__YOUR INSTRUCTIONS__. Leave out the pictures and transcribe everything else exactly.

__DATA SECTION__.
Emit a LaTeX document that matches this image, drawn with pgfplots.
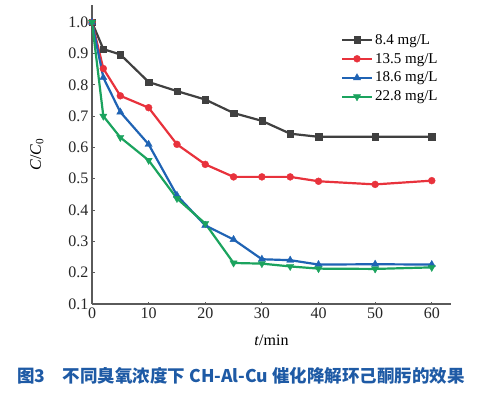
\documentclass[border=0pt]{standalone}
\usepackage{pgfplots}
\pgfplotsset{compat=1.18}
\usepackage{fontspec}
\setmainfont{Liberation Serif}
\newfontfamily\cjk{Noto Sans CJK SC}
\definecolor{cblack}{HTML}{404040}
\definecolor{cred}{HTML}{E8323C}
\definecolor{cblue}{HTML}{1F63B4}
\definecolor{cgreen}{HTML}{1BA35E}
\definecolor{caxis}{HTML}{5A5A5A}
\definecolor{ccap}{HTML}{1E5AA5}
\begin{document}
\begin{tikzpicture}
\useasboundingbox (0,0) rectangle (481pt,392pt);
\begin{axis}[
  at={(92pt,88pt)}, anchor=south west,
  scale only axis, width=359pt, height=299pt,
  xmin=0, xmax=63.4, ymin=0.1, ymax=1.055,
  axis x line=bottom, axis y line=left,
  axis line style={caxis, line width=1.4pt, -},
  xtick={0,10,...,60},
  ytick={0.1,0.2,...,1.0},
  yticklabel style={/pgf/number format/fixed,/pgf/number format/precision=1,/pgf/number format/fixed zerofill},
  /pgf/number format/assume math mode=true,
  tick align=inside, major tick length=2.5pt,
  tick style={caxis, line width=0.8pt},
  ticklabel style={font=\fontsize{16}{18}\selectfont, text=black!85},
  xlabel={\textit{t}/min},
  ylabel={\textit{C}/\textit{C}\textsubscript{0}},
  label style={font=\fontsize{16}{18}\selectfont},
  xlabel style={yshift=-10pt},
  ylabel style={yshift=18pt},
  every axis plot/.append style={line width=2.2pt},
  legend style={at={(0.69,0.91)}, anchor=north west, draw=none, fill=none,
     font=\fontsize{15}{17}\selectfont, row sep=5.5pt, inner sep=1pt,
     nodes={inner xsep=2pt, inner ysep=1pt}},
  legend cell align=left,
  legend image code/.code={\draw[mark repeat=2,mark phase=2,#1] plot coordinates {(0pt,0pt) (15pt,0pt) (30pt,0pt)};},
]
\addplot[cblack, mark=square*, mark size=3.2pt, mark options={solid, line width=0.3pt}] coordinates {
(0,1.0) (2,0.914) (5,0.897) (10,0.809) (15,0.78) (20,0.753) (25,0.71) (30,0.685) (35,0.644) (40,0.634) (50,0.634) (60,0.634)};
\addlegendentry{8.4 mg/L}
\addplot[cred, mark=*, mark size=3.5pt, mark options={solid, line width=0.3pt}] coordinates {
(0,1.0) (2,0.852) (5,0.765) (10,0.727) (15,0.61) (20,0.546) (25,0.506) (30,0.506) (35,0.506) (40,0.492) (50,0.482) (60,0.494)};
\addlegendentry{13.5 mg/L}
\addplot[cblue, mark=triangle*, mark size=4.2pt, mark options={solid, line width=0.3pt}] coordinates {
(0,1.0) (2,0.823) (5,0.713) (10,0.61) (15,0.447) (20,0.351) (25,0.306) (30,0.243) (35,0.24) (40,0.226) (50,0.227) (60,0.226)};
\addlegendentry{18.6 mg/L}
\addplot[cgreen, mark=triangle*, mark options={solid, line width=0.3pt, rotate=180}, mark size=4.2pt] coordinates {
(0,1.0) (2,0.70) (5,0.632) (10,0.559) (15,0.437) (20,0.357) (25,0.231) (30,0.229) (35,0.22) (40,0.213) (50,0.212) (60,0.217)};
\addlegendentry{22.8 mg/L}
\end{axis}
\node[anchor=base, text=ccap, font=\cjk\bfseries\fontsize{17.5}{20}\selectfont] at (241pt,10pt) {图3\hspace{1em}不同臭氧浓度下 CH-Al-Cu 催化降解环己酮肟的效果};
\end{tikzpicture}
\end{document}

__OUTPUT OF THE TASK__.
Emit a LaTeX document that matches this image, drawn with pgfplots.
\documentclass[border=0pt]{standalone}
\usepackage{pgfplots}
\pgfplotsset{compat=1.18}
\usepackage{fontspec}
\setmainfont{Liberation Serif}
\newfontfamily\cjk{Noto Sans CJK SC}
\definecolor{cblack}{HTML}{404040}
\definecolor{cred}{HTML}{E8323C}
\definecolor{cblue}{HTML}{1F63B4}
\definecolor{cgreen}{HTML}{1BA35E}
\definecolor{caxis}{HTML}{5A5A5A}
\definecolor{ccap}{HTML}{1E5AA5}
\begin{document}
\begin{tikzpicture}
\useasboundingbox (0,0) rectangle (481pt,392pt);
\begin{axis}[
  at={(92pt,88pt)}, anchor=south west,
  scale only axis, width=359pt, height=299pt,
  xmin=0, xmax=63.4, ymin=0.1, ymax=1.055,
  axis x line=bottom, axis y line=left,
  axis line style={caxis, line width=1.4pt, -},
  xtick={0,10,...,60},
  ytick={0.1,0.2,...,1.0},
  yticklabel style={/pgf/number format/fixed,/pgf/number format/precision=1,/pgf/number format/fixed zerofill},
  /pgf/number format/assume math mode=true,
  tick align=inside, major tick length=2.5pt,
  tick style={caxis, line width=0.8pt},
  ticklabel style={font=\fontsize{16}{18}\selectfont, text=black!85},
  xlabel={\textit{t}/min},
  ylabel={\textit{C}/\textit{C}\textsubscript{0}},
  label style={font=\fontsize{16}{18}\selectfont},
  xlabel style={yshift=-10pt},
  ylabel style={yshift=18pt},
  every axis plot/.append style={line width=2.2pt},
  legend style={at={(0.69,0.91)}, anchor=north west, draw=none, fill=none,
     font=\fontsize{15}{17}\selectfont, row sep=5.5pt, inner sep=1pt,
     nodes={inner xsep=2pt, inner ysep=1pt}},
  legend cell align=left,
  legend image code/.code={\draw[mark repeat=2,mark phase=2,#1] plot coordinates {(0pt,0pt) (15pt,0pt) (30pt,0pt)};},
]
\addplot[cblack, mark=square*, mark size=3.2pt, mark options={solid, line width=0.3pt}] coordinates {
(0,1.0) (2,0.914) (5,0.897) (10,0.809) (15,0.78) (20,0.753) (25,0.71) (30,0.685) (35,0.644) (40,0.634) (50,0.634) (60,0.634)};
\addlegendentry{8.4 mg/L}
\addplot[cred, mark=*, mark size=3.5pt, mark options={solid, line width=0.3pt}] coordinates {
(0,1.0) (2,0.852) (5,0.765) (10,0.727) (15,0.61) (20,0.546) (25,0.506) (30,0.506) (35,0.506) (40,0.492) (50,0.482) (60,0.494)};
\addlegendentry{13.5 mg/L}
\addplot[cblue, mark=triangle*, mark size=4.2pt, mark options={solid, line width=0.3pt}] coordinates {
(0,1.0) (2,0.823) (5,0.713) (10,0.61) (15,0.447) (20,0.351) (25,0.306) (30,0.243) (35,0.24) (40,0.226) (50,0.227) (60,0.226)};
\addlegendentry{18.6 mg/L}
\addplot[cgreen, mark=triangle*, mark options={solid, line width=0.3pt, rotate=180}, mark size=4.2pt] coordinates {
(0,1.0) (2,0.70) (5,0.632) (10,0.559) (15,0.437) (20,0.357) (25,0.231) (30,0.229) (35,0.22) (40,0.213) (50,0.212) (60,0.217)};
\addlegendentry{22.8 mg/L}
\end{axis}
\node[anchor=base, text=ccap, font=\cjk\bfseries\fontsize{17.5}{20}\selectfont] at (241pt,10pt) {图3\hspace{1em}不同臭氧浓度下 CH-Al-Cu 催化降解环己酮肟的效果};
\end{tikzpicture}
\end{document}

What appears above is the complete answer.